Hace poco, oí el piar angustiado de un pájaro, que provenía desde el costado de la casa de mi vecino. Descubrí que había un nido lleno de pichones dentro de un conducto de ventilación cubierto por una rejilla, la cual ponía una barrera entre la madre y los polluelos hambrientos que ella trataba de alimentar. Les avisé a mis vecinos, entonces, quitaron la rejilla y trasladaron el nido y los pichones a un lugar seguro para cuidarlos.
Pocas cosas son tan desgarradoras como una barrera al amor. Cristo, el largamente esperado Mesías de Israel, experimentó un obstáculo a su amor cuando su pueblo escogido lo rechazó. Utilizó la imagen de una gallina y de sus polluelos para describir la falta de disposición de los israelitas para recibir ese amor: «¡Jerusalén, Jerusalén […]! ¡Cuántas veces quise juntar a tus hijos, como la gallina junta sus polluelos debajo de las alas, y no quisiste!» (Mateo 23:37).
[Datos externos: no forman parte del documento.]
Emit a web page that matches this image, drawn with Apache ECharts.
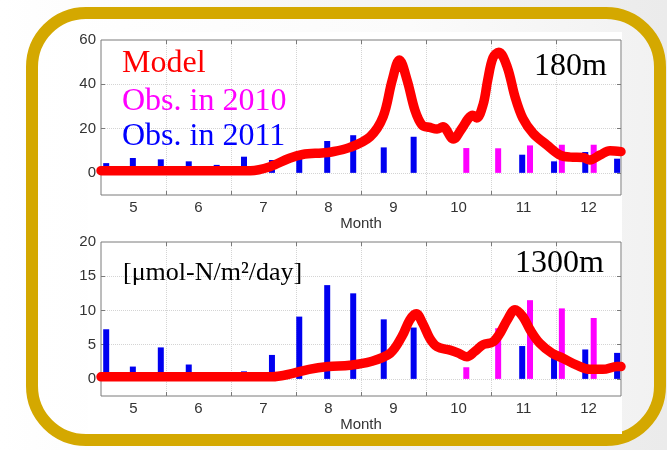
<!DOCTYPE html>
<html>
<head>
<meta charset="utf-8">
<script src="https://cdn.jsdelivr.net/npm/echarts@6/dist/echarts.min.js"></script>
<style>
html,body{margin:0;padding:0;background:#fff;}
#c{width:667px;height:450px;}
</style>
</head>
<body>
<div id="c"></div>
<script>
// ---- data ----
const monthTicks = [5.5, 6.5, 7.5, 8.5, 9.5, 10.5, 11.5];
const monthLabels = [5, 6, 7, 8, 9, 10, 11, 12];
const yTicks180 = [0, 20, 40];
const yLabels180 = [0, 20, 40, 60];
const yTicks1300 = [0, 5, 10, 15];
const yLabels1300 = [0, 5, 10, 15, 20];

const obsMonths2011 = [4.58, 4.99, 5.42, 5.85, 6.28, 6.70, 7.13, 7.55, 7.98, 8.38, 8.85, 9.31, 10.98, 11.47, 11.95, 12.44];
const obsMonths2010 = [10.12, 10.61, 11.10, 11.59, 12.08];

const obs2011_180 = [4.4, 6.7, 6.1, 5.2, 3.6, 7.3, 5.8, 7.8, 14.4, 17.0, 11.5, 16.3, 8.2, 5.2, 9.4, 6.4];
const obs2010_180 = [11.2, 11.1, 12.4, 12.7, 12.7];
const obs2011_1300 = [7.25, 1.8, 4.6, 2.1, 0.8, 1.1, 3.5, 9.1, 13.7, 12.5, 8.7, 7.5, 4.8, 3.75, 4.3, 3.8];
const obs2010_1300 = [1.7, 7.4, 11.5, 10.3, 8.9];

const model180Months = [4.5, 5.0, 5.5, 6.0, 6.5, 6.8, 7.1, 7.4, 7.6, 7.9, 8.02, 8.33, 8.64, 8.84, 8.98, 9.09, 9.21, 9.33, 9.44, 9.56, 9.67, 9.76, 9.92, 10.05, 10.15, 10.22, 10.28, 10.38, 10.45, 10.53, 10.62, 10.75, 10.87, 10.99, 11.15, 11.36, 11.56, 11.72, 11.92, 12.02, 12.18, 12.33, 12.5];
const model180 = [1, 1, 1, 1, 1, 1.0, 2.8, 6.6, 8.3, 9.0, 9.3, 11.5, 16.3, 25.3, 41.8, 51.0, 41.8, 28.3, 21.6, 20.5, 19.8, 20.8, 15.3, 20.0, 24.5, 26.0, 24.8, 31.0, 42.0, 52.0, 54.5, 47.8, 34.3, 24.6, 17.8, 12.6, 8.1, 7.1, 6.9, 5.8, 8.1, 10.0, 9.6];

const model1300Months = [4.5, 5.0, 6.0, 6.8, 7.1, 7.3, 7.45, 7.7, 8.0, 8.33, 8.64, 8.95, 9.13, 9.25, 9.35, 9.45, 9.56, 9.67, 9.87, 9.99, 10.13, 10.25, 10.38, 10.53, 10.64, 10.75, 10.87, 10.99, 11.1, 11.25, 11.44, 11.61, 11.82, 12.02, 12.22, 12.44, 12.5];
const model1300 = [0.3, 0.3, 0.3, 0.3, 0.3, 0.5, 0.8, 1.4, 1.8, 2.0, 2.5, 3.75, 6.2, 8.6, 9.5, 8.1, 5.9, 4.7, 4.2, 3.8, 3.25, 4.0, 5.0, 5.4, 6.7, 8.6, 10.1, 9.1, 7.2, 5.2, 3.75, 3.0, 2.0, 1.4, 1.4, 1.8, 1.8];

// ---- helpers ----
const zip = (xs, ys) => xs.map((x, i) => [x, ys[i]]);
const SANS = 'Liberation Sans, Arial, sans-serif';
const SERIF = 'Liberation Serif, Times New Roman, serif';
const AX = '#7a7a7a';

function xAx(gi, pos, main) {
  return {
    type: 'value', gridIndex: gi, position: pos, min: 4.5, max: 12.5, interval: 0.5,
    axisLine: { show: false, onZero: false },
    axisTick: { show: true, inside: true, length: 4, customValues: monthTicks, lineStyle: { color: AX } },
    axisLabel: { show: main, customValues: monthLabels, color: '#333', fontSize: 15, margin: 5, fontFamily: SANS },
    splitLine: { show: main, lineStyle: { color: '#d4d4d4', type: 'dotted', width: 1 } },
    name: main ? 'Month' : '', nameLocation: 'middle', nameGap: 21,
    nameTextStyle: { color: '#333', fontSize: 15, fontFamily: SANS }
  };
}
function yAx(gi, pos, main, min, max, interval, ticks, labels) {
  return {
    type: 'value', gridIndex: gi, position: pos, min: min, max: max, interval: interval,
    axisLine: { show: false, onZero: false },
    axisTick: { show: true, inside: true, length: 4, customValues: ticks, lineStyle: { color: AX } },
    axisLabel: { show: main, customValues: labels, color: '#333', fontSize: 15, margin: 5, fontFamily: SANS },
    splitLine: { show: main, lineStyle: { color: '#d4d4d4', type: 'dotted', width: 1 } }
  };
}
function bars(name, xi, yi, xs, ys, color) {
  return {
    name: name, type: 'bar', xAxisIndex: xi, yAxisIndex: yi, barWidth: 6, barGap: '-100%',
    itemStyle: { color: color }, data: zip(xs, ys), z: 2
  };
}
function model(xi, yi, xs, ys) {
  return {
    name: 'Model', type: 'line', xAxisIndex: xi, yAxisIndex: yi, smooth: 0.35, showSymbol: false,
    symbol: 'none', clip: true,
    lineStyle: { color: '#ff0000', width: 9.5, cap: 'round', join: 'round' },
    data: zip(xs, ys), z: 5
  };
}
const BLUE = '#0000f0', MAG = '#ff00ff';

const chart = echarts.init(document.getElementById('c'), null, { renderer: 'canvas' });
chart.setOption({
  animation: false,
  graphic: [
    { type: 'rect', z: -100, shape: { x: 0, y: 0, width: 667, height: 450 },
      style: { fill: new echarts.graphic.LinearGradient(0, 0, 1, 0, [{ offset: 0, color: '#ffffff' }, { offset: 1, color: '#ebebeb' }]) } },
    { type: 'rect', z: -99, shape: { x: 32, y: 13, width: 628, height: 427, r: 54 },
      style: { fill: new echarts.graphic.LinearGradient(0, 0, 1, 0, [{ offset: 0, color: '#ffffff' }, { offset: 0.6, color: '#fbfbfb' }, { offset: 1, color: '#f1f1f1' }]), stroke: '#d4a800', lineWidth: 12 } },
    { type: 'rect', z: -98, shape: { x: 88, y: 32, width: 534, height: 402 }, style: { fill: '#ffffff' } },
    { type: 'text', z: 100, x: 122, y: 64, style: { text: 'Model', fill: '#ff0000', font: '32px ' + SERIF, verticalAlign: 'middle' } },
    { type: 'text', z: 100, x: 122, y: 102, style: { text: 'Obs. in 2010', fill: '#ff00ff', font: '32px ' + SERIF, verticalAlign: 'middle' } },
    { type: 'text', z: 100, x: 122, y: 137, style: { text: 'Obs. in 2011', fill: '#0000ff', font: '32px ' + SERIF, verticalAlign: 'middle' } },
    { type: 'text', z: 100, x: 607, y: 67, style: { text: '180m', fill: '#000', font: '32px ' + SERIF, align: 'right', verticalAlign: 'middle' } },
    { type: 'text', z: 100, x: 604, y: 264, style: { text: '1300m', fill: '#000', font: '32px ' + SERIF, align: 'right', verticalAlign: 'middle' } },
    { type: 'text', z: 100, x: 123, y: 273, style: { text: '[μmol-N/m²/day]', fill: '#000', font: '26px ' + SERIF, verticalAlign: 'middle' } }
  ],
  grid: [
    { left: 101, top: 40, width: 520, height: 155, show: true, borderColor: AX, borderWidth: 1, backgroundColor: '#fff' },
    { left: 101, top: 242, width: 520, height: 154, show: true, borderColor: AX, borderWidth: 1, backgroundColor: '#fff' }
  ],
  xAxis: [xAx(0, 'bottom', true), xAx(0, 'top', false), xAx(1, 'bottom', true), xAx(1, 'top', false)],
  yAxis: [
    yAx(0, 'left', true, -10, 60, 10, yTicks180, yLabels180),
    yAx(0, 'right', false, -10, 60, 10, yTicks180, yLabels180),
    yAx(1, 'left', true, -2.5, 20, 2.5, yTicks1300, yLabels1300),
    yAx(1, 'right', false, -2.5, 20, 2.5, yTicks1300, yLabels1300)
  ],
  series: [
    bars('Obs. in 2011', 0, 0, obsMonths2011, obs2011_180, BLUE),
    bars('Obs. in 2010', 0, 0, obsMonths2010, obs2010_180, MAG),
    model(0, 0, model180Months, model180),
    bars('Obs. in 2011', 2, 2, obsMonths2011, obs2011_1300, BLUE),
    bars('Obs. in 2010', 2, 2, obsMonths2010, obs2010_1300, MAG),
    model(2, 2, model1300Months, model1300)
  ]
});
</script>
</body>
</html>
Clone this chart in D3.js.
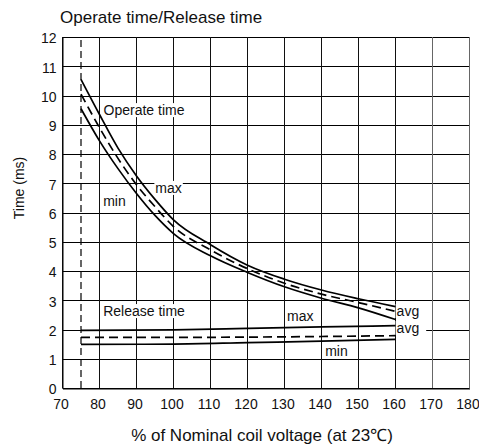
<!DOCTYPE html>
<html><head><meta charset="utf-8">
<script src="https://cdn.jsdelivr.net/npm/d3@7"></script>
<style>body{margin:0;background:#fff} svg{display:block}</style>
</head><body><svg id="c" width="479" height="448"></svg>
<script>
const xTicks = [70,80,90,100,110,120,130,140,150,160,170,180];
const yTicks = [0,1,2,3,4,5,6,7,8,9,10,11,12];
const opVoltage = [75,80,85,90,95,100,110,120,130,140,150,160];
const opMax = [10.55,9.35,8.2,7.25,6.45,5.75,4.9,4.2,3.72,3.35,3.05,2.78];
const opAvg = [10.05,8.9,7.85,6.95,6.2,5.52,4.72,4.08,3.58,3.21,2.92,2.62];
const opMin = [9.55,8.45,7.5,6.65,5.9,5.28,4.52,3.95,3.46,3.07,2.74,2.34];
const relVoltage = [75,100,120,140,160];
const relMax = [1.97,1.99,2.04,2.09,2.13];
const relAvg = [1.73,1.73,1.74,1.76,1.79];
const relMin = [1.49,1.50,1.55,1.60,1.66];
const minVoltage = 75;

const svg = d3.select("#c");
const x = d3.scaleLinear().domain([70,180]).range([62.5,469.5]);
const y = d3.scaleLinear().domain([0,12]).range([388,37]);
const font = "'Liberation Sans', Arial, sans-serif";

// horizontal grid
svg.append("g").selectAll("line").data(yTicks).join("line")
  .attr("x1", x(70)).attr("x2", x(180))
  .attr("y1", d => Math.round(y(d)) + 0.5).attr("y2", d => Math.round(y(d)) + 0.5)
  .attr("stroke", "#000").attr("stroke-width", 1);

// release band mask
const zip = (xs, a, b) => xs.map((v, i) => ({v, hi: a[i], lo: b[i]}));
svg.append("path").datum(zip(relVoltage, relMax, relMin))
  .attr("d", d3.area().x(d => x(d.v)).y0(d => y(d.lo)).y1(d => y(d.hi)).curve(d3.curveMonotoneX))
  .attr("fill", "#fff");

// vertical grid
svg.append("g").selectAll("line").data(xTicks).join("line")
  .attr("x1", d => x(d)).attr("x2", d => x(d))
  .attr("y1", y(0)).attr("y2", y(12))
  .attr("stroke", d => d >= 170 ? "#666" : "#111").attr("stroke-width", 1);

// axes
const xAxis = d3.axisBottom(x).tickValues(xTicks).tickSize(0).tickPadding(11);
const gx = svg.append("g").attr("transform", `translate(0,${Math.round(y(0))+0.5})`).call(xAxis);
gx.select(".domain").attr("stroke", "#000");
gx.selectAll("text").attr("font-family", font).attr("font-size", 14).attr("fill", "#111").attr("dx", "-2");
const yAxis = d3.axisLeft(y).tickValues(yTicks).tickSize(0).tickPadding(6);
const gy = svg.append("g").attr("transform", `translate(${x(70)},0)`).call(yAxis);
gy.select(".domain").attr("stroke", "#000");
gy.selectAll("text").attr("font-family", font).attr("font-size", 14).attr("fill", "#111").attr("dy", "0.42em");

// dashed min voltage line
svg.append("line").attr("x1", x(minVoltage)).attr("x2", x(minVoltage))
  .attr("y1", y(0)).attr("y2", y(12))
  .attr("stroke", "#000").attr("stroke-width", 1.2).attr("stroke-dasharray", "7,4");

// labels
function label(t, vx, vy, opts = {}) {
  const g = svg.append("g");
  const txt = g.append("text").attr("x", x(vx)).attr("y", y(vy))
    .attr("font-family", font).attr("font-size", opts.size || 14).attr("fill", "#111").text(t);
  const b = txt.node().getBBox();
  g.insert("rect", "text").attr("x", b.x - 1).attr("y", b.y + 1).attr("width", b.width + (opts.padR || 2))
    .attr("height", b.height - 2).attr("fill", "#fff");
}
label("Operate time", 81.1, 9.33);
label("max", 95.1, 6.67);
label("min", 81.0, 6.22);
label("Release time", 81.0, 2.46);
label("max", 130.7, 2.29);
label("min", 141.0, 1.09);
label("avg", 160.3, 2.46);
label("avg", 160.3, 1.88, {padR: 8});

// curves
const line = d3.line().x(d => x(d[0])).y(d => y(d[1])).curve(d3.curveMonotoneX);
const pairs = (xs, ys) => xs.map((v, i) => [v, ys[i]]);
const series = [
  [opVoltage, opMax, null], [opVoltage, opAvg, "9,5"], [opVoltage, opMin, null],
  [relVoltage, relMax, null], [relVoltage, relAvg, "9,5"], [relVoltage, relMin, null]
];
series.forEach(([xs, ys, dash]) => {
  svg.append("path").datum(pairs(xs, ys)).attr("d", line)
    .attr("fill", "none").attr("stroke", "#000").attr("stroke-width", 1.7)
    .attr("stroke-dasharray", dash);
});

// titles
svg.append("text").attr("x", 60).attr("y", 23).attr("font-family", font).attr("font-size", 17)
  .attr("fill", "#111").text("Operate time/Release time");
svg.append("text").attr("x", (x(70)+x(180))/2 - 4).attr("y", 441).attr("text-anchor", "middle")
  .attr("font-family", font).attr("font-size", 17).attr("fill", "#111")
  .text("% of Nominal coil voltage (at 23℃)");
svg.append("text").attr("transform", `translate(24,188) rotate(-90)`).attr("text-anchor", "middle")
  .attr("font-family", font).attr("font-size", 14).attr("fill", "#111").text("Time (ms)");
</script></body></html>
Nuestro pecado es una barrera que nos separa de Dios (Isaías 59:2). Pero «de tal manera amó Dios al mundo, que ha dado a su Hijo unigénito, para que todo aquel que en él cree, no se pierda, mas tenga vida eterna» (Juan 3:16). Jesús se encargó de derribar la barrera para recibir el amor de Dios expresado mediante su muerte como sacrificio en la cruz y su resurrección (Romanos 5:8-17; 8:11). Ahora anhela que experimentemos ese amor y aceptemos este regalo.